Molecular sequencing and phylogenetic analysis of bioaerosols in hospital wards with different ventilation conditions
Introduction: Bioaerosols are one of major sources of hospital-acquired infections (HAI's) that can pose serious health implications to the patients, health care workers and visitors in the hospitals across the world.
Methodology: In this study, the molecular identification and phylogenetic analysis of bioaerosols collected from Orthopedic Wards (OW) and Orthopedic Emergency Rooms (OER) of six hospitals in Lahore, Pakistan was done to investigate their diversity and genetic relatedness. Moreover, the role of different ventilation practices (i.e., centrally air-conditioned and non-central air-conditioned) in determining bioaerosols load was evaluated by using both culture and non-culture based (Flow cytometry) approaches.
Results: The molecular characterization based on 16S rRNA gene and phylogenetic analysis of frequently recovered bacterial isolates showed 97-99% similarity to diverse sources i.e., air, soil and clinical strains isolated from various countries. The centrally air-conditioned hospitals had significantly lower levels of bioaerosols at most of the sites as compared to non- central air-conditioned hospitals.

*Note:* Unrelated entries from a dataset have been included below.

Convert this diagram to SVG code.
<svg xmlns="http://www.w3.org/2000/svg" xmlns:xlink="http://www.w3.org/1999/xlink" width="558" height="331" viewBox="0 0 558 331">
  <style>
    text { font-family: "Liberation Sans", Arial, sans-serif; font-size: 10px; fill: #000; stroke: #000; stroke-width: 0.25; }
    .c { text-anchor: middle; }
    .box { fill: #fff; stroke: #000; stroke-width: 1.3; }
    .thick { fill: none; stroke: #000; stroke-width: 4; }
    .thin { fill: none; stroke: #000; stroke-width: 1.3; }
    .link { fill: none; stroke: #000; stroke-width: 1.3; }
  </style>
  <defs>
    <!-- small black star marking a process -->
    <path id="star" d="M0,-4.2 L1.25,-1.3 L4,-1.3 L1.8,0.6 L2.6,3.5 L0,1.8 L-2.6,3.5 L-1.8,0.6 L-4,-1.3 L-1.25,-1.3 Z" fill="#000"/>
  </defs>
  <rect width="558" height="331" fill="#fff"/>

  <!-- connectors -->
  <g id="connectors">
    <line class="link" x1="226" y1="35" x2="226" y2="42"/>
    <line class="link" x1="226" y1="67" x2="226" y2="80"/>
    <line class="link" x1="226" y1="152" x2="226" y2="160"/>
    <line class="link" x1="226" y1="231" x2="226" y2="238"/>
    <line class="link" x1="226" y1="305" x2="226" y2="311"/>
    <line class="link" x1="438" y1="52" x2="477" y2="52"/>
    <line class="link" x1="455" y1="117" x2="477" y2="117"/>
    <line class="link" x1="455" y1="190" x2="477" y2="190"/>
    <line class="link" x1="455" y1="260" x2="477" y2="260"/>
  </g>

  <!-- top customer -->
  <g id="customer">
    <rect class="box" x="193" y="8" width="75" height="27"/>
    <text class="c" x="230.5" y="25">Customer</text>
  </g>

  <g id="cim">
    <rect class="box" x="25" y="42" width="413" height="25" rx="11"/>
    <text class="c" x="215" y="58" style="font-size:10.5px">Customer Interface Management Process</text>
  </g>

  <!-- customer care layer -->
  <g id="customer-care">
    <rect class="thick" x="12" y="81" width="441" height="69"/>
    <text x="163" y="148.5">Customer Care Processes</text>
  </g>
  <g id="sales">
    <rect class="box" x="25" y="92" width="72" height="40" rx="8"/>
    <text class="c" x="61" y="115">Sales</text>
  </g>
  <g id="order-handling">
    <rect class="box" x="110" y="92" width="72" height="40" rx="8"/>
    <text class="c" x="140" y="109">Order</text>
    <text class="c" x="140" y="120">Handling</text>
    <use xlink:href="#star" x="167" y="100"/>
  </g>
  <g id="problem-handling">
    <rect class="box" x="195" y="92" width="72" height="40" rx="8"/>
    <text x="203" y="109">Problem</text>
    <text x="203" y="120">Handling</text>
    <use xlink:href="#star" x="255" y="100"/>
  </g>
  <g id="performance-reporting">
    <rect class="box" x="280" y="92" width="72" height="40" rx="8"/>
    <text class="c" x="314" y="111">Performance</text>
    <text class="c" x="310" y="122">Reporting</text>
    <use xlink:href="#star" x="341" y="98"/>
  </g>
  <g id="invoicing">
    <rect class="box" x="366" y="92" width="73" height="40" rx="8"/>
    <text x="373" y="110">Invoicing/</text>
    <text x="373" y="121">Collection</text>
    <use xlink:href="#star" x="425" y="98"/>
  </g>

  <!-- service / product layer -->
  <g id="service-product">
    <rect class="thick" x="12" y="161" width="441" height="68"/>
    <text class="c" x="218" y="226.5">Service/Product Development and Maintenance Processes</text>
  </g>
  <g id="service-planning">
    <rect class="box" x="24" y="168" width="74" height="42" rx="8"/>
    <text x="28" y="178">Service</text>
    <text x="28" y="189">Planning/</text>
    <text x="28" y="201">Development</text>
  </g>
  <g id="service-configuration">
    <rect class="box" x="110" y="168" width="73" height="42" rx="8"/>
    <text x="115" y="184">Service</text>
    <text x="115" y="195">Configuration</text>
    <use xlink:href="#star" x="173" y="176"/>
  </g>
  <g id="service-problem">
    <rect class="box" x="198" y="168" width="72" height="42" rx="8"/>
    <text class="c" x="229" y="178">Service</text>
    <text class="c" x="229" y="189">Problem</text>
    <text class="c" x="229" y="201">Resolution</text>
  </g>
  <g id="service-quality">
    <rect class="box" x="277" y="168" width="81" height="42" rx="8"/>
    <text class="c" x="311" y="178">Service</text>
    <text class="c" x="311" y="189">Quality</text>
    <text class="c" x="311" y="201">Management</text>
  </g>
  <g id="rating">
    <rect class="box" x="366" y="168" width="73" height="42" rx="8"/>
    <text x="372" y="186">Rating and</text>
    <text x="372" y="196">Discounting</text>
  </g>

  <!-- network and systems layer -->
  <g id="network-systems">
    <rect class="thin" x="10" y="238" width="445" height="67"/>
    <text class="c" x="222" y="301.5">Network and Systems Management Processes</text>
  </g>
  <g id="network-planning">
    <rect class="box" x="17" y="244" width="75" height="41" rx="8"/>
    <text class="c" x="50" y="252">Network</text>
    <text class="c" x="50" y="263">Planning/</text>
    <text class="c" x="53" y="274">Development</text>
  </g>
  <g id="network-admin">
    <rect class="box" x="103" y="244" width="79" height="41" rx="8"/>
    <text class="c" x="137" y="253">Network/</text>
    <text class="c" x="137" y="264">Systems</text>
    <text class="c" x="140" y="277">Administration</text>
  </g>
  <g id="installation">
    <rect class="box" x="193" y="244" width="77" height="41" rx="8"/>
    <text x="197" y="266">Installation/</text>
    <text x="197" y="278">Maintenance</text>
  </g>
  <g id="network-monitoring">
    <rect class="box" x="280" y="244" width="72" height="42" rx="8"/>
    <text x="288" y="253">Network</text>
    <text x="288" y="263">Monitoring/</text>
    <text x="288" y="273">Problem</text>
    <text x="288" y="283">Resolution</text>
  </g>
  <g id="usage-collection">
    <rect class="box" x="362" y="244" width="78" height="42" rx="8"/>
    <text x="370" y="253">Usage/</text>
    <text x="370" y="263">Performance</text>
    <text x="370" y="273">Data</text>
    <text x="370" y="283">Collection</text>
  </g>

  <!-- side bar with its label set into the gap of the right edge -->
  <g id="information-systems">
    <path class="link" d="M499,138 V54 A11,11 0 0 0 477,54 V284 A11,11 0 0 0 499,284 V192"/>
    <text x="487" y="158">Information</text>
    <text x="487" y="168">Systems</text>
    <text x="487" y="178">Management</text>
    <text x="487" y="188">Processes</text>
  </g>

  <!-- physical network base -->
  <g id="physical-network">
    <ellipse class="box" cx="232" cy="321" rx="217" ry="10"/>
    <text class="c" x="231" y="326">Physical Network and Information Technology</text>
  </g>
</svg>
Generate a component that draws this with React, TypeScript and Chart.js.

Conclusions: The molecular characterization and phylogenetic analysis based on 16S rRNA gene sequences can be effective tool in identifying nature and evolution of bioaerosols, and can improve infection control and surveillance in hospitals. The observed levels of bioaerosols suggest hospitals equipped with central air conditioners have considerably more air hygiene compared to non-central air conditioning systems. These findings are imperative for informing policies on planning and implementation of infection control strategies in hospitals in resource limited settings.